Edward Everett Rose adapted the novel for the stage, and Richard Carvel, the play, appeared on Broadway between September 1900 and January 1901. There were 129 performances in all. Richard Carvel was played by John Drew and Dorothy Manners by Ida Conquest. The play was produced by Charles Frohman at the Empire Theatre.

Waltzes from the play were published as sheet music under the title Richard Carvel Waltzes, with a picture of the character in eighteenth-century dress.

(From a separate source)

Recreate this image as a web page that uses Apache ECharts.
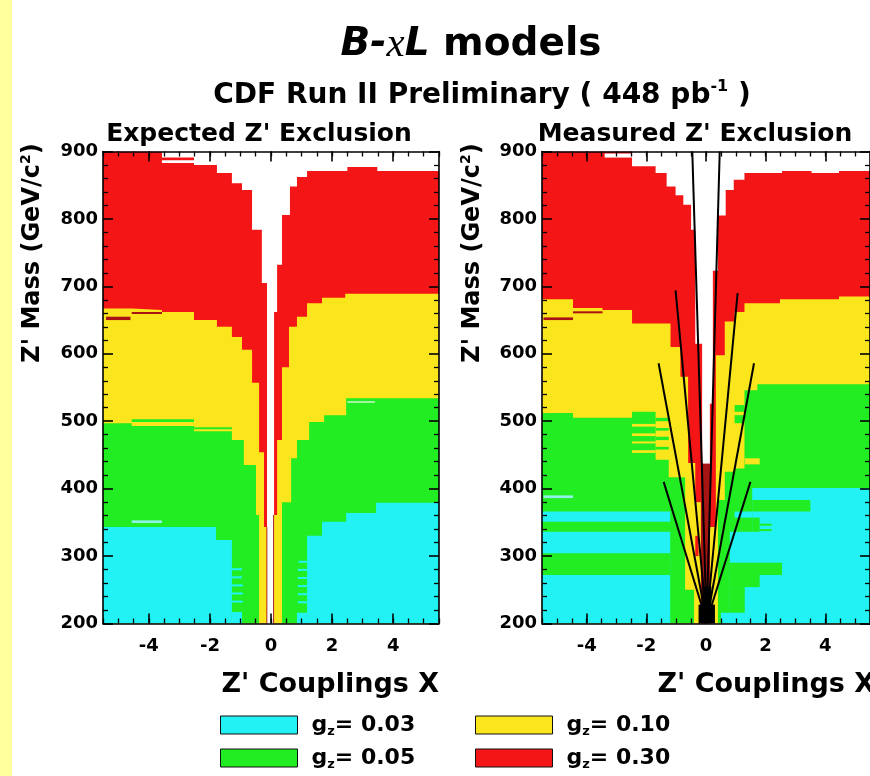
<!DOCTYPE html>
<html><head><meta charset="utf-8">
<script src="https://cdn.jsdelivr.net/npm/echarts@6/dist/echarts.min.js"></script>
<style>html,body{margin:0;padding:0;background:#fff}#c{width:870px;height:776px}</style>
</head><body><div id="c"></div>
<script>
// ---------------- DATA ----------------
const xTicks = [-4, -2, 0, 2, 4];
const couplings = ['0.03', '0.05', '0.10', '0.30'];
const panelTitles = ["Expected Z' Exclusion", "Measured Z' Exclusion"];

// Expected panel: step boundaries [x where bin starts, upper mass of the region]
const expRedTop = [[-5.5,900],[-3.57,883],[-2.52,880],[-1.77,868],[-1.28,853],[-0.95,843],[-0.62,784],[-0.30,705],[-0.13,200],[0.10,662],[0.20,732],[0.36,806],[0.62,848],[0.85,862],[1.18,871],[2.5,877],[3.48,871],[5.5,871]];
const expYellowTop = [[-5.5,667],[-4.56,665],[-3.57,662],[-2.52,650],[-1.77,640],[-1.28,625],[-0.95,606],[-0.62,557],[-0.39,454],[-0.23,343],[-0.13,200],[0.10,361],[0.20,472],[0.36,580],[0.59,640],[0.85,655],[1.18,675],[1.67,683],[2.43,689],[5.5,689]];
const expGreenTop = [[-5.5,497],[-4.56,493],[-2.52,485],[-1.28,472],[-0.89,435],[-0.49,361],[-0.39,200],[0.36,380],[0.66,445],[0.85,472],[1.25,499],[1.74,509],[2.46,534],[5.5,534]];
const expCyanTop = [[-5.5,343],[-1.8,324],[-1.28,200],[1.18,330],[1.67,351],[2.46,364],[3.44,379],[5.5,379]];
// stray cells: [x0, x1, m0, m1, colour]
const expStripes = [
  [-5.4,-4.6,650,655,'dark'],[-4.56,-3.57,659,662,'dark'],[-3.57,-2.52,887,891,'red'],
  [-4.56,-2.52,499,503,'green'],[-2.52,-1.28,488,491,'green'],[-4.56,-3.57,349,353,'lcyan'],
  [-1.28,-0.95,200,217,'cyan'],[-1.28,-0.92,231,234,'cyan'],[-1.28,-0.92,243,246,'cyan'],
  [-1.28,-0.92,255,258,'cyan'],[-1.28,-0.95,267,270,'cyan'],[-1.28,-0.95,279,282,'cyan'],
  [0.85,1.18,200,216,'cyan'],[0.88,1.18,230,233,'cyan'],[0.88,1.18,242,245,'cyan'],
  [0.88,1.18,254,257,'cyan'],[0.88,1.18,266,269,'cyan'],[0.88,1.18,278,281,'cyan'],[0.9,1.18,290,293,'cyan'],
  [2.5,3.4,527,530,'lgreen'],
  [-0.15,-0.12,200,343,'dark'],[0.07,0.10,200,361,'dark']
];

// Measured panel
const meaRedTop = [[-5.5,900],[-2.48,878],[-1.69,868],[-1.32,848],[-1.02,835],[-0.76,821],[-0.5,784],[-0.36,615],[-0.13,437],[0.13,526],[0.23,723],[0.4,805],[0.66,843],[0.93,858],[1.29,868],[2.55,871],[3.54,868],[4.46,871],[5.5,871]];
const meaYellowTop = [[-5.5,681],[-4.46,668],[-3.47,665],[-2.48,645],[-1.19,610],[-0.86,566],[-0.6,438],[-0.17,200],[0.13,343],[0.33,598],[0.63,648],[0.96,662],[1.29,675],[2.48,681],[4.46,685],[5.5,685]];
const meaGreenTop = [[-5.5,512],[-4.46,505],[-2.48,514],[-1.69,443],[-1.25,417],[-0.7,250],[-0.4,200],[0.4,383],[0.63,425],[0.96,430],[1.29,546],[1.72,555],[5.5,555]];
const meaCyanTop = [[-5.5,366],[-1.2,200],[0.5,216],[0.8,336],[1.55,401],[5.5,401]];
const meaStripes = [
  [-3.4,-2.48,891,897,'white'],[-5.45,-4.46,650,654,'dark'],[-4.46,-3.47,660,663,'dark'],
  [-2.48,-1.69,492,496,'yellow'],[-2.48,-1.69,478,482,'yellow'],[-2.48,-1.69,467,470,'yellow'],[-2.48,-1.69,453,457,'yellow'],
  [-1.69,-1.25,500,505,'green'],[-1.69,-1.25,486,490,'green'],[-1.69,-1.25,472,477,'green'],[-1.69,-1.25,458,462,'green'],
  [-5.45,-4.46,386,390,'lcyan'],[-5.5,-1.0,336,351,'green'],[-5.5,-1.2,272,304,'green'],
  [0.8,1.3,216,254,'green'],[0.8,1.8,254,272,'green'],[0.8,2.55,272,290,'green'],
  [1.55,1.8,336,357,'green'],[1.8,2.2,337,340,'green'],[1.8,2.2,345,348,'green'],
  [0.96,1.55,357,366,'cyan'],[1.55,3.5,366,383,'green'],
  [0.96,1.29,514,524,'green'],[0.96,1.29,497,509,'green'],[1.3,1.8,436,445,'yellow'],
  [-0.36,-0.17,380,440,'red'],[-0.36,-0.25,300,330,'red'],
  [-0.17,0.13,200,437,'dark'],
  [-0.25,0.3,200,228,'black'],[-0.12,0.18,228,255,'black']
];
// fan of straight lines in the measured panel
const fanOrigin = [0.02, 203];
const fanEnds = [[-1.59,586],[-1.02,694],[-1.42,410],[1.61,586],[1.06,690],[1.49,410],[-0.46,900],[0.46,900]];

// ---------------- STYLE ----------------
const FONT = 'DejaVu Sans';
const COL = {cyan:'#22f2f4', green:'#22ec22', yellow:'#fbe61e', red:'#f41616', dark:'#a81414',
  white:'#ffffff', lcyan:'#90f2e6', lgreen:'#a0f4a0', black:'#000000'};
const levelColors = [COL.cyan, COL.green, COL.yellow, COL.red];
const names = couplings.map(c => 'g_z = ' + c);

const grids = [
  {left:103, top:151.5, width:336, height:472},
  {left:542, top:151.5, width:333, height:472}
];

function xAxesFor(gi) {
  const base = {gridIndex:gi, type:'value', min:-5.5, max:5.5, splitLine:{show:false}, z:5, silent:true};
  const line = {show:true, onZero:false, lineStyle:{color:'#000', width:1.6}};
  return [
    Object.assign({}, base, {position:'bottom', interval:0.5, axisLine:line,
      axisTick:{inside:true, length:5, lineStyle:{color:'#000', width:1.3}}, axisLabel:{show:false}}),
    Object.assign({}, base, {position:'bottom', axisLine:{show:false, onZero:false},
      axisTick:{inside:true, length:10, customValues:xTicks, lineStyle:{color:'#000', width:1.6}},
      axisLabel:{customValues:xTicks, fontFamily:FONT, fontWeight:'bold', fontSize:18, color:'#000', margin:14}}),
    Object.assign({}, base, {position:'top', interval:0.5, axisLine:line,
      axisTick:{inside:true, length:5, lineStyle:{color:'#000', width:1.3}}, axisLabel:{show:false}}),
    Object.assign({}, base, {position:'top', axisLine:{show:false, onZero:false},
      axisTick:{inside:true, length:10, customValues:xTicks, lineStyle:{color:'#000', width:1.6}}, axisLabel:{show:false}})
  ];
}
function yAxesFor(gi) {
  const base = {gridIndex:gi, type:'value', min:200, max:900, interval:100, splitLine:{show:false}, z:5, silent:true,
    axisLine:{show:true, onZero:false, lineStyle:{color:'#000', width:1.6}},
    axisTick:{inside:true, length:10, lineStyle:{color:'#000', width:1.6}},
    minorTick:{show:true, splitNumber:5, length:5, lineStyle:{color:'#000', width:1.3}}};
  return [
    Object.assign({}, base, {position:'left', axisLabel:{fontFamily:FONT, fontWeight:'bold', fontSize:18, color:'#000', margin:5}}),
    Object.assign({}, base, {position:'right', axisLabel:{show:false}})
  ];
}

function areaSeries(name, steps, color, xi, yi) {
  return {type:'line', name, xAxisIndex:xi, yAxisIndex:yi, step:'end', symbol:'none', showSymbol:false,
    data: steps.map(p => [p[0], p[1]]), lineStyle:{width:0}, itemStyle:{color},
    areaStyle:{color, opacity:1, origin:'start'}, silent:true, z:1, animation:false};
}
function stripeSeries(stripes, xi, yi) {
  return {type:'custom', xAxisIndex:xi, yAxisIndex:yi, silent:true, z:3,
    data: stripes.map(s => [s[0], s[1], s[2], s[3]]),
    encode:{x:[0,1], y:[2,3]},
    renderItem: (params, api) => {
      const s = stripes[params.dataIndex];
      const p0 = api.coord([api.value(0), api.value(3)]);
      const p1 = api.coord([api.value(1), api.value(2)]);
      return {type:'rect', shape:{x:p0[0], y:p0[1], width:p1[0]-p0[0], height:p1[1]-p0[1]}, style:{fill:COL[s[4]]}};
    }};
}
function panelSeries(tops, stripes, xi, yi) {
  // paint from the largest region (red) down to the smallest (cyan)
  const out = [];
  for (let k = 3; k >= 0; k--) out.push(areaSeries(names[k], tops[k], levelColors[k], xi, yi));
  out.push(stripeSeries(stripes, xi, yi));
  return out;
}

const series = [].concat(
  panelSeries([expCyanTop, expGreenTop, expYellowTop, expRedTop], expStripes, 0, 0),
  panelSeries([meaCyanTop, meaGreenTop, meaYellowTop, meaRedTop], meaStripes, 4, 2),
  fanEnds.map(e => ({type:'line', xAxisIndex:4, yAxisIndex:2, symbol:'none', silent:true, z:4,
    data:[[fanOrigin[0], fanOrigin[1]], [e[0], e[1]]], lineStyle:{color:'#000', width:2}}))
);

const legendRich = {
  g:{fontFamily:FONT, fontWeight:'bold', fontSize:22, color:'#000', lineHeight:26, padding:[0,0,0,9]},
  s:{fontFamily:FONT, fontWeight:'bold', fontSize:13, color:'#000', lineHeight:12, verticalAlign:'bottom'},
  t:{fontFamily:FONT, fontWeight:'bold', fontSize:22, color:'#000', lineHeight:26}
};
function legendFor(left, idxs) {
  return {orient:'vertical', left, top:709, itemWidth:77, itemHeight:18, itemGap:9, selectedMode:false, icon:'rect',
    itemStyle:{borderColor:'#111', borderWidth:1},
    data: idxs.map(i => ({name:names[i], icon:'rect', itemStyle:{color:levelColors[i], borderColor:'#111', borderWidth:1}})),
    formatter: n => '{g|g}{s|z}{t|= ' + n.split('= ')[1] + '}',
    textStyle:{rich:legendRich}};
}

const txt = (s) => Object.assign({fontFamily:FONT, fontWeight:'bold', fill:'#000'}, s);
const yLabelRich = {a: txt({fontSize:24, lineHeight:28}), sup: txt({fontSize:14, lineHeight:14, verticalAlign:'top'})};
const graphic = [
  {type:'rect', left:0, top:0, shape:{x:0, y:0, width:12, height:776}, style:{fill:'#ffff9e'}, z:-1},
  {type:'text', x:471, y:45, style:{text:'{bi|B-}{xi|x}{bi|L}{b| models}', align:'center', verticalAlign:'middle',
    rich:{bi: txt({fontSize:39, fontStyle:'italic'}), xi:{fontFamily:'Liberation Serif', fontStyle:'italic', fontSize:41, fill:'#000'}, b: txt({fontSize:39})}}},
  {type:'text', x:482, y:96, style:{text:'{a|CDF Run II Preliminary ( 448 pb}{sup|-1}{a| )}', align:'center', verticalAlign:'middle',
    rich:{a: txt({fontSize:28, lineHeight:34}), sup: txt({fontSize:16, lineHeight:16, verticalAlign:'top'})}}},
  {type:'text', x:259, y:134, style:Object.assign(txt({fontSize:25}), {text:panelTitles[0], align:'center', verticalAlign:'middle'})},
  {type:'text', x:695, y:134, style:Object.assign(txt({fontSize:25}), {text:panelTitles[1], align:'center', verticalAlign:'middle'})},
  {type:'text', x:33, y:253, rotation:Math.PI/2, style:{text:"{a|Z' Mass (GeV/c}{sup|2}{a|)}", align:'center', verticalAlign:'middle', rich:yLabelRich}},
  {type:'text', x:473, y:253, rotation:Math.PI/2, style:{text:"{a|Z' Mass (GeV/c}{sup|2}{a|)}", align:'center', verticalAlign:'middle', rich:yLabelRich}},
  {type:'text', x:439, y:685, style:Object.assign(txt({fontSize:27}), {text:"Z' Couplings X", align:'right', verticalAlign:'middle'})},
  {type:'text', x:875, y:685, style:Object.assign(txt({fontSize:27}), {text:"Z' Couplings X", align:'right', verticalAlign:'middle'})}
];

const option = {
  animation:false,
  backgroundColor:'#ffffff',
  grid: grids,
  xAxis: [].concat(xAxesFor(0), xAxesFor(1)),
  yAxis: [].concat(yAxesFor(0), yAxesFor(1)),
  legend: [legendFor(215, [0, 1]), legendFor(470, [2, 3])],
  series,
  graphic
};
const chart = echarts.init(document.getElementById('c'), null, {renderer:'canvas'});
chart.setOption(option);
</script>
</body></html>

A silent film based on the novel was mooted and started production around 1915, but its IMDb entry notes: "There is no reliable documentation that a film bearing this title was ever completed or released."

==Carvel Hall==
When Winston Churchill wrote Richard Carvel, he was staying as a paying guest at a Georgian mansion in Annapolis now known as the William Paca House. When the novel achieved its outstanding success, an enterprising developer turned the house into a 200-room hotel and called it Carvel Hall after the Carvels' country house. The Carvel Hall Hotel became very popular, notably with visiting midshipmen, as it was near the United States Naval Academy. However, the house was not the model for the Carvel Hall of the novel, nor for the Carvels' town house. Julian Street had this to say in his 1917 travel book American Adventures:

The Paca house, which as a hotel has acquired the name Carvel Hall, is the house that Winston Churchill had in mind as the Manners house, of his novel "Richard Carvel." A good idea of the house, as it was, may be obtained by visiting the Brice house, next door, for the two are almost twins. When Mr. Churchill was a cadet at Annapolis, before the modern part of the Carvel Hall hotel was built, there were the remains of terraced gardens back of the old mansion, stepping down to an old spring house, and a rivulet which flowed through the grounds was full of watercress. The book describes a party at the house and in these gardens. The Chase house on Maryland Avenue was the one Mr. Churchill thought of as the home of Lionel Carvel, and he described the view from upper windows of this house, over the Harwood house, across the way, to the Severn.

The Tribune in late 1899 reported that Winston Churchill was building a house in Vermont which he proposed to call Carvel Hall.